There are two row cache options, the old serializing cache provider and a new off-heap cache (OHC) provider. The new OHC provider has been benchmarked as performing about 15% better than the older option.

Typically, you enable either the partition key or row cache for a table.

If the caches are not sized appropriately, then, frequent disk accesses may happen which may cause severe disk overhead. To avoid this, administrators may need to size the caches appropriately and also figure out the cache that is infrequently used. The CassCacheTest test helps administrators in this regard!

This test auto-discovers the caches on the target database server. For each cache discovered, this test reports the maximum cache size and how much of this size is presently occupied by cached data; this reveals, whether/not the cache has enough RAM to hold additional data. Inconsistencies in cache sizing can be detected in the process and their impact on performance analyzed. This test also throws light on how well the cache services requests. Using this test, administrators can figure out the cache from which the least requests have been serviced and analyze the real reason behind such poor responsiveness.

Ouputs of the test: One set of results for the target Cassandra Database node that is being monitored.

The measures made by this test are as follows:

Measurement Description Measurement Unit Interpretation
Total_size Indicates the total size of this cache i.e., the total space allocated to this cache. MB  
Used_size Indicates the amount of space that is already utilized in this cache. MB Ideally, this value should be well below the Total size measure. A steady and significant rise in this value could mean that cached data is not been written to the disks frequently and/or least-used data is not been evicted properly. You may want to fine-tune these operations and then check to see if it reduces cache memory usage.
Cache_usage Indicates the percentage of space that is already utilized in this cache. Percent A value close to 100% is a cause for concern, as it indicates that the cache is consuming RAM excessively. You may want to consider resizing the cache to avoid direct disk reads.
Hit_count Indicates the rate at which the requests were serviced by this cache during the last measurement period.
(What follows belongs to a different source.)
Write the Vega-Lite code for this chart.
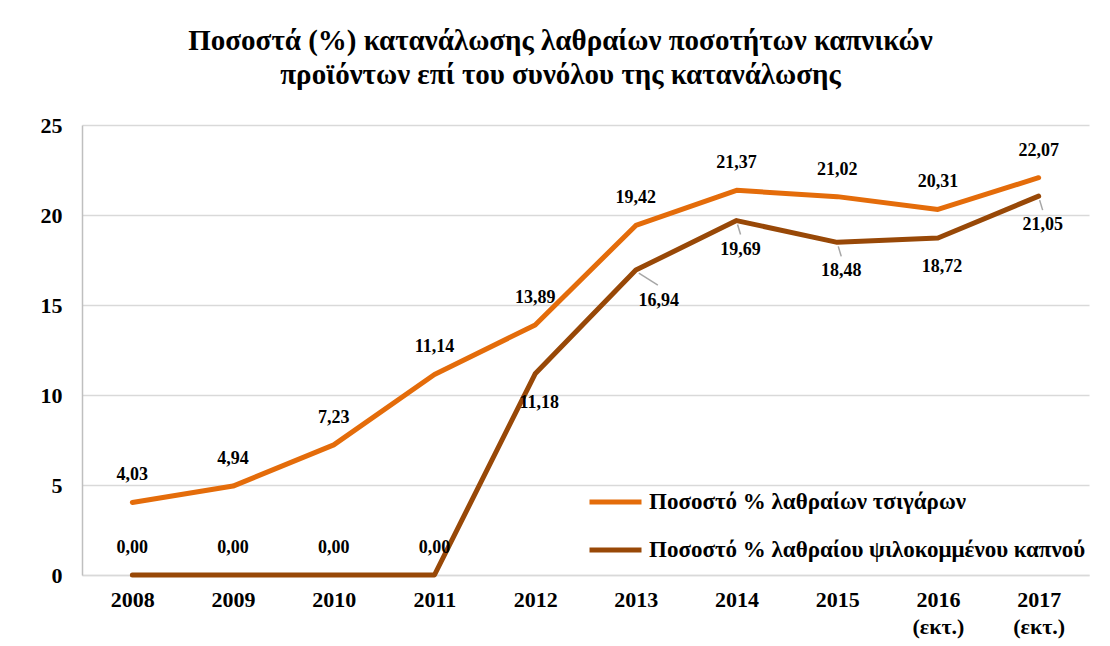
{
  "$schema": "https://vega.github.io/schema/vega-lite/v6.json",
  "width": 1007,
  "height": 450,
  "autosize": {"type": "none"},
  "padding": {"left": 82, "top": 125, "right": 21, "bottom": 71},
  "background": "white",
  "config": {
    "view": {"stroke": null},
    "font": "Liberation Serif",
    "legend": {"labelFontWeight": "bold", "labelFont": "Liberation Serif", "labelFontSize": 23, "labelColor": "black"},
    "locale": {"number": {"decimal": ",", "thousands": ".", "grouping": [3], "currency": ["", "€"]}}
  },
  "title": {
    "text": ["Ποσοστά (%) κατανάλωσης λαθραίων ποσοτήτων καπνικών", "προϊόντων επί του συνόλου της κατανάλωσης"],
    "font": "Liberation Serif",
    "fontSize": 29,
    "fontWeight": "bold",
    "color": "black",
    "anchor": "middle",
    "dx": -25,
    "lineHeight": 34,
    "offset": 24
  },
  "data": {
    "values": [
      {"year": "2008", "series": "Ποσοστό % λαθραίων τσιγάρων", "value": 4.03},
      {"year": "2009", "series": "Ποσοστό % λαθραίων τσιγάρων", "value": 4.94},
      {"year": "2010", "series": "Ποσοστό % λαθραίων τσιγάρων", "value": 7.23},
      {"year": "2011", "series": "Ποσοστό % λαθραίων τσιγάρων", "value": 11.14},
      {"year": "2012", "series": "Ποσοστό % λαθραίων τσιγάρων", "value": 13.89},
      {"year": "2013", "series": "Ποσοστό % λαθραίων τσιγάρων", "value": 19.42},
      {"year": "2014", "series": "Ποσοστό % λαθραίων τσιγάρων", "value": 21.37},
      {"year": "2015", "series": "Ποσοστό % λαθραίων τσιγάρων", "value": 21.02},
      {"year": "2016 (εκτ.)", "series": "Ποσοστό % λαθραίων τσιγάρων", "value": 20.31},
      {"year": "2017 (εκτ.)", "series": "Ποσοστό % λαθραίων τσιγάρων", "value": 22.07},
      {"year": "2008", "series": "Ποσοστό % λαθραίου ψιλοκομμένου καπνού", "value": 0},
      {"year": "2009", "series": "Ποσοστό % λαθραίου ψιλοκομμένου καπνού", "value": 0},
      {"year": "2010", "series": "Ποσοστό % λαθραίου ψιλοκομμένου καπνού", "value": 0},
      {"year": "2011", "series": "Ποσοστό % λαθραίου ψιλοκομμένου καπνού", "value": 0},
      {"year": "2012", "series": "Ποσοστό % λαθραίου ψιλοκομμένου καπνού", "value": 11.18},
      {"year": "2013", "series": "Ποσοστό % λαθραίου ψιλοκομμένου καπνού", "value": 16.94},
      {"year": "2014", "series": "Ποσοστό % λαθραίου ψιλοκομμένου καπνού", "value": 19.69},
      {"year": "2015", "series": "Ποσοστό % λαθραίου ψιλοκομμένου καπνού", "value": 18.48},
      {"year": "2016 (εκτ.)", "series": "Ποσοστό % λαθραίου ψιλοκομμένου καπνού", "value": 18.72},
      {"year": "2017 (εκτ.)", "series": "Ποσοστό % λαθραίου ψιλοκομμένου καπνού", "value": 21.05}
    ]
  },
  "encoding": {
    "x": {
      "field": "year",
      "type": "nominal",
      "sort": null,
      "scale": {"type": "point", "padding": 0.5},
      "axis": {
        "title": null,
        "labelAngle": 0,
        "labelFont": "Liberation Serif",
        "labelFontSize": 22,
        "labelFontWeight": "bold",
        "labelColor": "black",
        "labelPadding": 14,
        "labelLineHeight": 27,
        "labelExpr": "split(datum.label, ' ')",
        "ticks": false,
        "domainColor": "#D9D9D9",
        "domainWidth": 1.5,
        "grid": false
      }
    },
    "y": {
      "field": "value",
      "type": "quantitative",
      "scale": {"domain": [0, 25]},
      "axis": {
        "title": null,
        "values": [0, 5, 10, 15, 20, 25],
        "labelFont": "Liberation Serif",
        "labelFontSize": 22,
        "labelFontWeight": "bold",
        "labelColor": "black",
        "labelPadding": 20,
        "ticks": false,
        "domainColor": "#BFBFBF",
        "domainWidth": 1.5,
        "grid": true,
        "gridColor": "#D9D9D9",
        "gridWidth": 1.5
      }
    }
  },
  "layer": [
    {
      "mark": {"type": "line", "strokeWidth": 5, "strokeCap": "round", "strokeJoin": "round"},
      "encoding": {
        "color": {
          "field": "series",
          "type": "nominal",
          "scale": {
            "domain": ["Ποσοστό % λαθραίων τσιγάρων", "Ποσοστό % λαθραίου ψιλοκομμένου καπνού"],
            "range": ["#E46C0A", "#984807"]
          },
          "legend": {
            "title": null,
            "orient": "none",
            "legendX": 505,
            "legendY": 365,
            "symbolType": "stroke",
            "symbolSize": 2704,
            "symbolStrokeWidth": 5,
            "clipHeight": 24,
            "rowPadding": 24,
            "labelFont": "Liberation Serif",
            "labelFontSize": 23,
            "labelFontWeight": "bold",
            "labelColor": "black",
            "labelOffset": 5,
            "labelLimit": 600
          }
        }
      }
    },
    {
      "transform": [{"filter": "datum.series === 'Ποσοστό % λαθραίων τσιγάρων' || datum.value === 0"}],
      "mark": {"type": "text", "dy": -27, "fontSize": 18, "fontWeight": "bold", "font": "Liberation Serif", "color": "black"},
      "encoding": {"text": {"field": "value", "type": "quantitative", "format": ".2f"}}
    },
    {
      "transform": [{"filter": "datum.series !== 'Ποσοστό % λαθραίων τσιγάρων' && datum.value > 0 && datum.year !== '2013'"}],
      "mark": {"type": "text", "dy": 29, "dx": 4, "fontSize": 18, "fontWeight": "bold", "font": "Liberation Serif", "color": "black"},
      "encoding": {"text": {"field": "value", "type": "quantitative", "format": ".2f"}}
    },
    {
      "transform": [{"filter": "datum.series !== 'Ποσοστό % λαθραίων τσιγάρων' && datum.year === '2013'"}],
      "mark": {"type": "text", "dy": 31, "dx": 23, "fontSize": 18, "fontWeight": "bold", "font": "Liberation Serif", "color": "black"},
      "encoding": {"text": {"field": "value", "type": "quantitative", "format": ".2f"}}
    },
    {
      "transform": [{"filter": "datum.series !== 'Ποσοστό % λαθραίων τσιγάρων' && datum.year === '2013'"}],
      "mark": {"type": "rule", "color": "#A6A6A6", "strokeWidth": 1.5, "xOffset": 3, "yOffset": 3, "x2Offset": 22, "y2Offset": 15},
      "encoding": {"x2": {"field": "year"}, "y2": {"field": "value"}}
    },
    {
      "transform": [{"filter": "datum.series !== 'Ποσοστό % λαθραίων τσιγάρων' && (datum.year === '2014' || datum.year === '2015' || datum.year === '2017 (εκτ.)')"}],
      "mark": {"type": "rule", "color": "#A6A6A6", "strokeWidth": 1.5, "xOffset": 1, "yOffset": 4, "x2Offset": 4, "y2Offset": 14},
      "encoding": {"x2": {"field": "year"}, "y2": {"field": "value"}}
    }
  ]
}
Hits/sec  
Hit_rate Indicates the requests serviced by this cache without having to read from the disk during the last measurement period. Percent A value of 85% or more is desired for this measure. Temporary dips below this number are expected directly after a large bulk update, but if you stay here longer term this can be a problem of data modeling issues or configuration problems, such as JNA is not correctly installed, and therefore the keycache is residing on heap. In theory, when combined with heap pressure this can end up over flushing the cache.
Requests Indicates the rate at which cache requests were serviced by this cache during the last measurement period. Requests/sec A high value is desired for this measure.